The event is a combination of different types of solar eclipses—it will first appear as an annular eclipse with the moon wrapped in a fiery halo of sunlight, then shift into a total, sky-darkening eclipse and finally return to the annular “ring of fire.”

Hybrid solar eclipses are few and far between: The last one was in 2013, and the next will be in 2031. One of these phenomena will not appear over the contiguous United States for more than a century—until March 2164. That makes this week’s eclipse a must-see for cosmic enthusiasts.

But for those who can’t experience it in person, several free live streams will air coverage of the spectacle online. The hybrid eclipse begins at 9:34 p.m. Eastern time on April 19 and lasts until 2:59 a.m. on April 20.

Ningaloo Total Solar Eclipse - Hosted by the Gravity Discovery Centre

Solar eclipses occur when the moon passes directly between the sun and the Earth. But although the moon orbits Earth once every 27.3 days, an eclipse does not happen with every revolution—since the moon’s orbit is tilted by five degrees relative to Earth’s, it usually appears to pass above or below the sun from our point of view. 

But on the special occasions when the moon and sun do align in the sky, one of four spectacular outcomes can happen: an annular, total, partial or hybrid solar eclipse.
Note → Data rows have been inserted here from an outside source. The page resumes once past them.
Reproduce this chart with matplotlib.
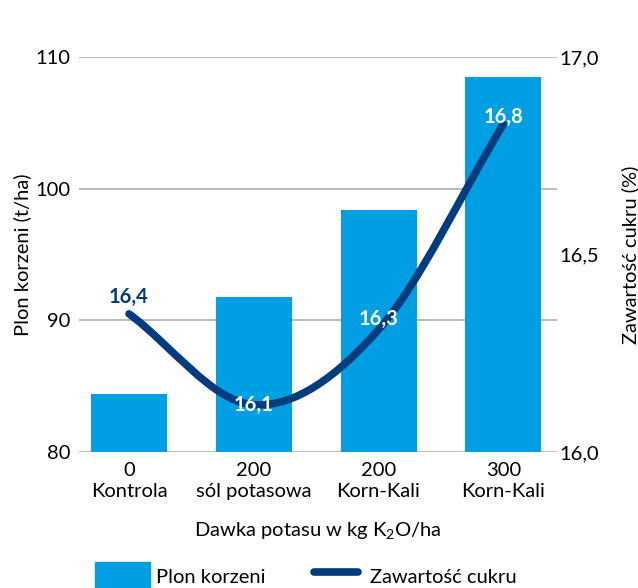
import matplotlib
matplotlib.use('Agg')
import matplotlib.pyplot as plt
from matplotlib.path import Path
from matplotlib.patches import PathPatch, Patch
from matplotlib.lines import Line2D
from matplotlib.legend_handler import HandlerLine2D
import numpy as np

plt.rcParams['font.family'] = ['Lato', 'DejaVu Sans']
plt.rcParams['mathtext.default'] = 'regular'

doses = ['0', '200', '200', '300']
products = ['Kontrola', 'sól potasowa', 'Korn-Kali', 'Korn-Kali']
root_yield = [84.4, 91.8, 98.4, 108.5]        # t/ha
sugar = [16.35, 16.12, 16.31, 16.83]          # %
sugar_labels = ['16,4', '16,1', '16,3', '16,8']

left_ticks = [80, 90, 100, 110]
right_ticks = [16.0, 16.5, 17.0]
right_tick_labels = ['16,0', '16,5', '17,0']

bar_color = '#009FE3'
line_color = '#003C7E'
grid_color = '#B5B5B5'
fs = 14.5

fig = plt.figure(figsize=(6.38, 5.88), dpi=100)
ax = fig.add_axes([0.124, 0.231, 0.749, 0.672])
x = np.arange(len(doses))

ax.bar(x, root_yield, width=0.61, color=bar_color, zorder=2)
ax.set_ylim(80, 110)
ax.set_xlim(-0.40, 3.43)
ax.set_yticks(left_ticks)
ax.set_yticklabels([str(t) for t in left_ticks])
ax.set_xticks(x)
ax.set_xticklabels([d + '\n' + p for d, p in zip(doses, products)], linespacing=1.3)
ax.yaxis.grid(True, color=grid_color, lw=1.3, zorder=0)
ax.set_axisbelow(True)
for s in ax.spines.values():
    s.set_visible(False)
ax.tick_params(axis='y', length=0, pad=6, labelsize=fs)
ax.tick_params(axis='x', length=0, pad=7, labelsize=fs)
ax.set_ylabel('Plon korzeni (t/ha)', fontsize=fs, labelpad=3)
ax.set_xlabel('Dawka potasu w kg K$_2$O/ha', fontsize=fs, labelpad=14)

ax2 = ax.twinx()
ax2.set_ylim(16.0, 17.0)
ax2.set_yticks(right_ticks)
ax2.set_yticklabels(right_tick_labels)
for s in ax2.spines.values():
    s.set_visible(False)
ax2.tick_params(axis='y', length=0, pad=2, labelsize=fs)
ax2.set_ylabel('Zawartość cukru (%)', fontsize=fs, labelpad=16)

# smooth curve through the points (Catmull-Rom as cubic Bezier)
pts = np.column_stack([x, sugar]).astype(float)
n = len(pts)
tang = np.zeros_like(pts)
tang[0] = pts[1] - pts[0]
tang[-1] = pts[-1] - pts[-2]
for i in range(1, n - 1):
    tang[i] = (pts[i + 1] - pts[i - 1]) / 2
verts = [pts[0]]
codes = [Path.MOVETO]
for i in range(n - 1):
    verts += [pts[i] + tang[i] / 3, pts[i + 1] - tang[i + 1] / 3, pts[i + 1]]
    codes += [Path.CURVE4] * 3
ax2.add_patch(PathPatch(Path(verts, codes), fill=False, edgecolor=line_color,
                        lw=5.5, capstyle='round', joinstyle='round', zorder=3))

offsets = [12, 0, 8, 5]
colors = [line_color, 'white', 'white', 'white']
for xi, yi, lab, off, c in zip(x, sugar, sugar_labels, offsets, colors):
    ax2.annotate(lab, (xi, yi), xytext=(0, off), textcoords='offset points',
                 ha='center', va='center', fontsize=fs, fontweight='bold',
                 color=c, zorder=4)

sugar_handle = Line2D([], [], color=line_color, lw=5.5, solid_capstyle='round',
                      label='Zawartość cukru')
handles = [Patch(color=bar_color, label='Plon korzeni'), sugar_handle]
fig.legend(handles=handles, loc='upper left', bbox_to_anchor=(95 / 638, 1 - 562 / 588),
           ncol=2, frameon=False, fontsize=fs, handlelength=2.75, handleheight=1.8,
           handletextpad=0.3, columnspacing=2.1, borderpad=0, borderaxespad=0,
           handler_map={sugar_handle: HandlerLine2D(numpoints=2, marker_pad=0.3)})

plt.savefig('out.png', dpi=100)
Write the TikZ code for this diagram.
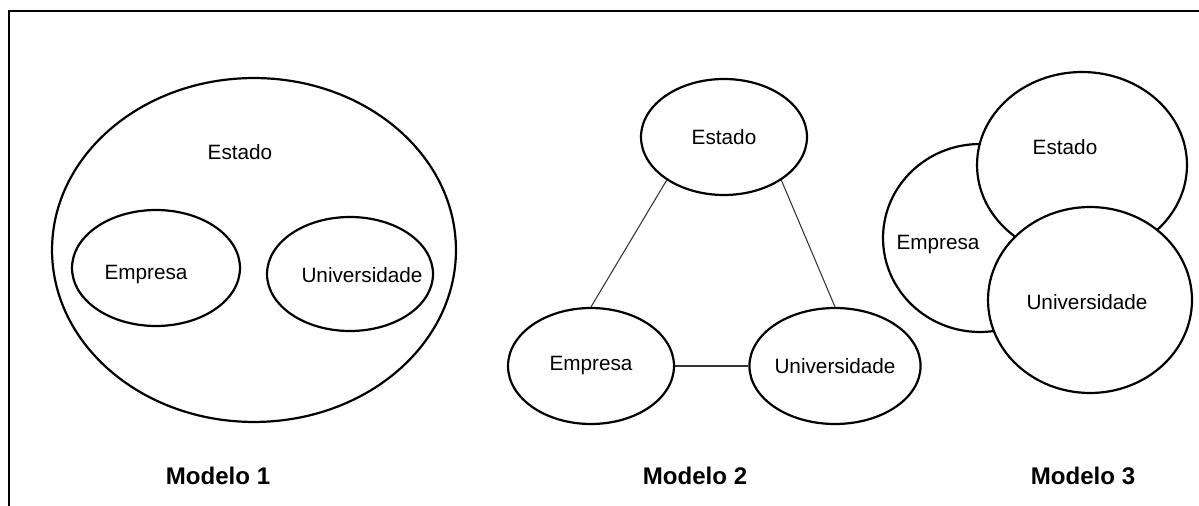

An annular eclipse with a ring around the moon occurs when the moon is farther from the Earth and appears smaller than the sun in the sky. In a total eclipse, the moon is in full alignment with the sun, blocking the entirety of the star’s brightness and casting a shadow over parts of our planet. A partial eclipse happens when the sun is only partly covered by the moon. And a hybrid eclipse is a combination of these other types.

These differences exist because the moon’s orbit is not a perfect circle, but rather an oval-shaped ellipse. As a result, it passes between the Earth and sun at varying distances, creating a visual effect of a larger or smaller moon. During a hybrid eclipse, different vantage points on Earth see the moon appear as different sizes due to our planet’s curved surface putting some viewers farther from the moon, writes Time’s Jeffrey Kluger. In this way, a total eclipse and an annular eclipse can be seen in different places around the world.
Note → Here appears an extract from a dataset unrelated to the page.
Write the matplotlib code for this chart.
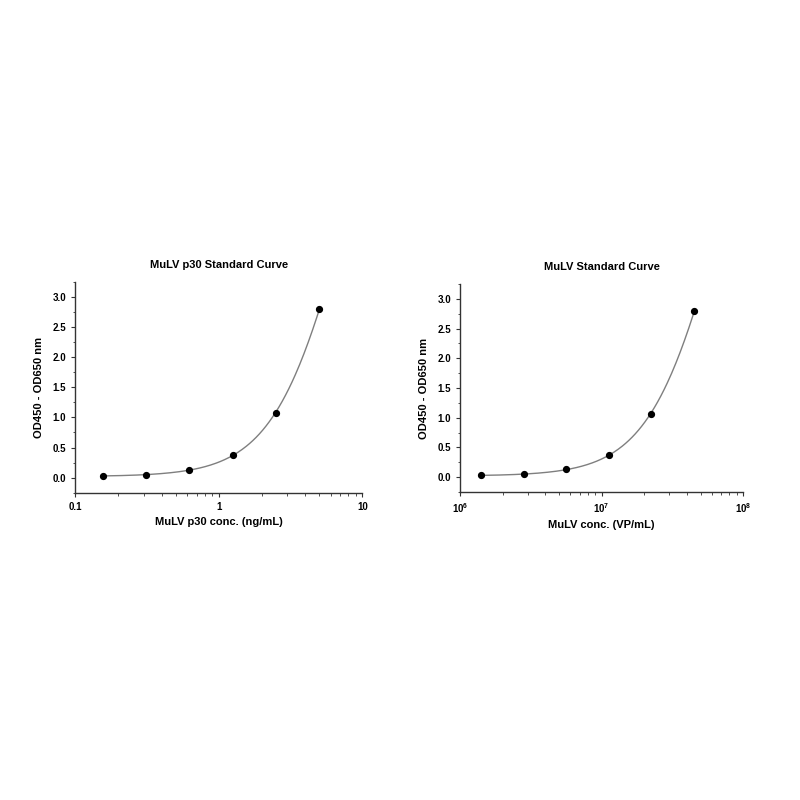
import matplotlib
matplotlib.use("Agg")
import matplotlib.pyplot as plt
from matplotlib.ticker import MultipleLocator, LogLocator, NullFormatter, FixedFormatter, FixedLocator
import numpy as np

plt.rcParams['font.family'] = ['Liberation Sans', 'DejaVu Sans']
plt.rcParams['font.weight'] = 'bold'
plt.rcParams['mathtext.default'] = 'bf'
plt.rcParams['mathtext.fontset'] = 'custom'
plt.rcParams['mathtext.bf'] = 'Liberation Sans:bold'

# standard curve data
p30_conc = [0.156, 0.3125, 0.625, 1.25, 2.5, 5.0]          # ng/mL
vp_conc = [1.41e6, 2.82e6, 5.63e6, 1.125e7, 2.25e7, 4.5e7]  # VP/mL
od_values = [0.03, 0.05, 0.13, 0.37, 1.07, 2.80]

titles = ["MuLV p30 Standard Curve", "MuLV Standard Curve"]
xlabels = ["MuLV p30 conc. (ng/mL)", "MuLV conc. (VP/mL)"]
ylabel = "OD450 - OD650 nm"


def fit_curve(x, y):
    # smooth fit in log-log space
    lx = np.log10(x)
    coef = np.polyfit(lx, np.log10(y), 3)
    xs = np.linspace(lx[0], lx[-1], 200)
    return 10 ** xs, 10 ** np.polyval(coef, xs)


fig = plt.figure(figsize=(8, 8), dpi=100)
ax1 = fig.add_axes([0.094, 0.384, 0.359, 0.264])
ax2 = fig.add_axes([0.575, 0.385, 0.354, 0.26])

for ax, x, title, xl in [(ax1, p30_conc, titles[0], xlabels[0]),
                         (ax2, vp_conc, titles[1], xlabels[1])]:
    fx, fy = fit_curve(np.array(x), np.array(od_values))
    ax.plot(fx, fy, color='#7f7f7f', lw=1.0)
    ax.plot(x, od_values, 'o', color='black', ms=4.2)
    ax.set_xscale('log')
    ax.set_ylim(-0.25, 3.25)
    ax.yaxis.set_major_locator(MultipleLocator(0.5))
    ax.yaxis.set_minor_locator(MultipleLocator(0.25))
    ax.yaxis.set_major_formatter(plt.FuncFormatter(lambda v, p: f"{v:.1f}"))
    ax.xaxis.set_minor_locator(LogLocator(base=10, subs=np.arange(2, 10)))
    ax.xaxis.set_minor_formatter(NullFormatter())
    for s in ['top', 'right']:
        ax.spines[s].set_visible(False)
    for s in ['left', 'bottom']:
        ax.spines[s].set_color('#333333')
        ax.spines[s].set_linewidth(1.0)
    ax.tick_params(which='major', direction='out', length=3, width=0.8,
                   labelsize=7, colors='#333333', labelcolor='black')
    ax.tick_params(which='minor', direction='out', length=1.8, width=0.6, colors='#333333')
    ax.set_title(title, fontsize=8, fontweight='bold', pad=10)
    ax.set_xlabel(xl, fontsize=8, fontweight='bold', labelpad=4)
    ax.set_ylabel(ylabel, fontsize=8, fontweight='bold', labelpad=6)

ax1.set_xlim(0.1, 10)
ax1.xaxis.set_major_locator(FixedLocator([0.1, 1, 10]))
ax1.xaxis.set_major_formatter(FixedFormatter(["0.1", "1", "10"]))

ax2.set_xlim(1e6, 1e8)
ax2.xaxis.set_major_locator(FixedLocator([1e6, 1e7, 1e8]))
ax2.xaxis.set_major_formatter(FixedFormatter([r"$10^{6}$", r"$10^{7}$", r"$10^{8}$"]))

fig.savefig("out.png", dpi=100)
This week, the hybrid eclipse will occur as a combination of all three other types of eclipses. The annular eclipse will first appear over the Pacific south of Madagascar, then switch to a total eclipse while still over water. Totality will sweep across Earth to the northeast—passing over small regions of Australia, East Timor and Indonesia—and shift back to an annular eclipse between Indonesia and Hawaii. The annular portion of the eclipse will not be seen from land. At some angles, such as from Papua New Guinea and the Marshall Islands, only a partial eclipse will be visible.

In Australia, the largest inhabited place that will experience a total eclipse is the small town of Exmouth. Though its population is only about 2,800, thousands of viewers will flock there to glimpse this rare solar event.

“I look forward to this eclipse, because it is a long-anticipated party,” heliophysicist Jia Huang of the University of California, Berkeley, tells Popular Science’s Briley Lewis. “A hybrid eclipse is very rare.”

To catch this phenomenon from afar, tune into an online livestream. TimeAndDate.com will host one on YouTube beginning at 9:30 p.m. Eastern time on April 19. NASA will also air the eclipse on NASA TV from 10:30 p.m. And the Gravity and Discovery Center and Observatory will stream from Exmouth at 10 p.m., showing totality beginning at 11:29 p.m.

Even if internet-based skywatching does not strike your fancy, you can plan to catch next year’s total solar eclipse, which will cross North America following a path from Mexico to eastern Canada in April 2024. And this week, the Lyrid meteor shower is illuminating the night sky—the spectacle will reach its peak on Saturday with about 18 meteors visible per hour.